Catkit2 uses a standard request-reply client-server model for communication. In Catkit2, each Service acts as a server, and any connecting entity acts as a client. Both the Testbed and each Service run a server. The Testbed server’s port number is specified in the configuration file, while Services start their servers on random ports. The Testbed server maintains a registry of each Service’s port number. To connect to a Service, a ServiceProxy first contacts the Testbed to retrieve the Service’s current port number, then connects directly to the Service.

All communication occurs over TCP using ZeroMQ sockets with the REQ-REP pattern. For the remainder of this section, we use the terms “Server” and “Client” (referencing the C++ classes Server and Client), but you can substitute Service and ServiceProxy, which fulfill those roles.

Request-Reply Flow

A typical server-client exchange follows this pattern:

  1. Client sends request: The request consists of two parts:

    • A string indicating the request type (e.g., set_property_request)

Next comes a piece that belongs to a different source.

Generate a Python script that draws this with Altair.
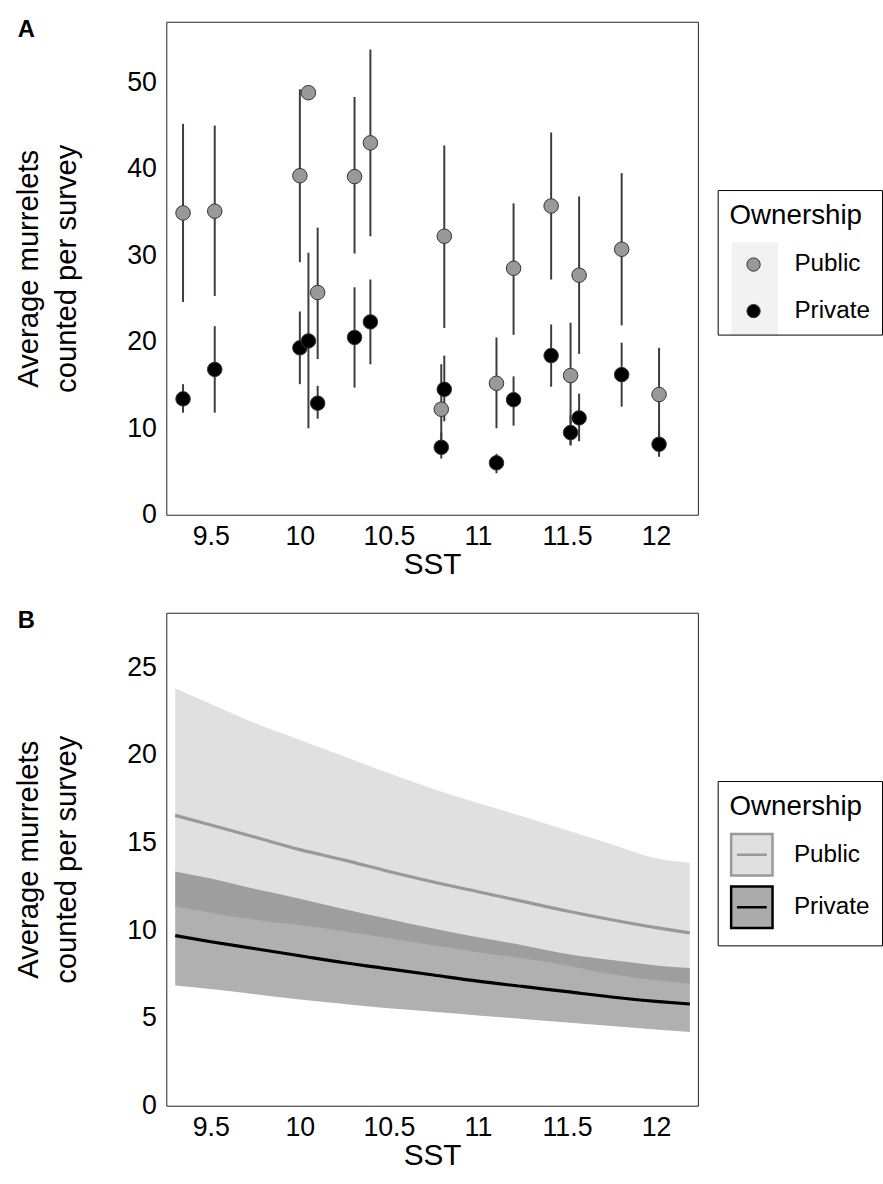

    • Request data serialized using Protocol Buffers (e.g., property name and new value)

  2. Server receives request: The server looks up the appropriate request handler in its registry.

  3. Server processes request: The handler deserializes the Protocol Buffer data, performs the requested action, and returns response data (again serialized with Protocol Buffers) if successful. If an error occurs, the handler raises an exception, which the server captures before sending the reply.

  4. Server sends reply: The reply contains two parts:

    • A status indicator (OK or ERROR)

    • Either the response data or an error message

  5. Client processes reply: If the request failed, the client raises an error with the server’s error message. Otherwise, the response data is returned.

Implementation Details

Single-Threaded Request Handling

Servers use a single worker thread for request handling. This design choice simplifies data access patterns and establishes clear expectations for multithreading when setting properties. However, this single-threaded approach means that long-running request handlers will block the server from responding to new requests. Therefore, avoid long-running operations in request handlers.

For example, instead of implementing run_wavefront_control(num_iterations) as a blocking command that runs multiple iterations, implement it as start_wavefront_control(num_iterations), which initiates the wavefront control loop on the Service’s main thread. This approach may require adjustment for those unfamiliar with asynchronous programming patterns.

Socket Pooling

The client maintains a pool of reusable sockets. When client->MakeRequest() is called, a socket is retrieved from the pool to send the message to the server. If the pool is empty, a new socket is created (which may incur a small connection overhead). After the request completes, the socket is automatically returned to the pool.

This design prevents request interleaving, as each ZeroMQ client socket handles only one request at a time. If the server fails to respond within a specified timeout, the request is considered lost, and any subsequent reply from the server is ignored. ZeroMQ handles this internally using the ZMQ_CORRELATE option, which uses request identifiers to match replies with their corresponding requests.